= Pat Swinney Kaufman =

American state government official

Patricia Swinney Kaufman (born 1948) is the executive director of the New York State Governor's Office for Motion Picture and Television Development and the deputy commissioner of Empire State Development. Kaufman is the former president of the Association of Film Commissioners International, where she still serves on the board of directors. She is the secretary for the Hamptons International Film Festival and has also acted in some films directed by her husband, Lloyd Kaufman, the co-founder of Troma Entertainment.

==Personal life==

Kaufman was born in North Carolina. She graduated from Sweet Briar College in Virginia in 1970 and earned a Masters from Columbia University in New York City.

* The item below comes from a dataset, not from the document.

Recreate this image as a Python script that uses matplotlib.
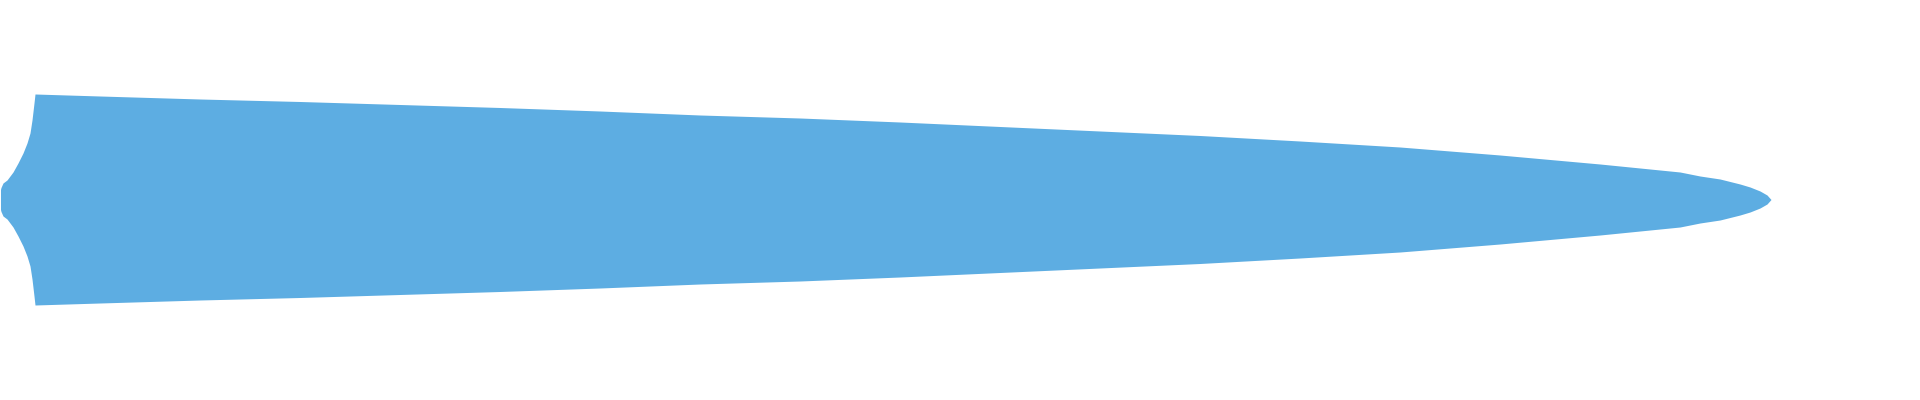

She and her husband, who live in New York City, have three daughters, Charlotte, Lily Hayes and Lisbeth.

==Professional life==

As executive director of the New York State Governor’s Office for Motion Picture and Television Development and as deputy commissioner of Empire State Development, Kaufman is responsible for making available and marketing the State of New York as a location for film, television and commercial production. To foster the growth of these industries throughout the state, Kaufman’s office facilitates production by identifying and clearing locations and providing a statewide network of federal, state and local contacts. In addition, the office monitors legislative, regulatory and tax initiatives that will affect the industry. Kaufman also oversees the new Empire State Film Production Credit incentive program, which is designed to offer incentives to qualified productions choosing to film in New York. The program was signed into law in August 2004 and has already had a significant impact on film and television production in New York.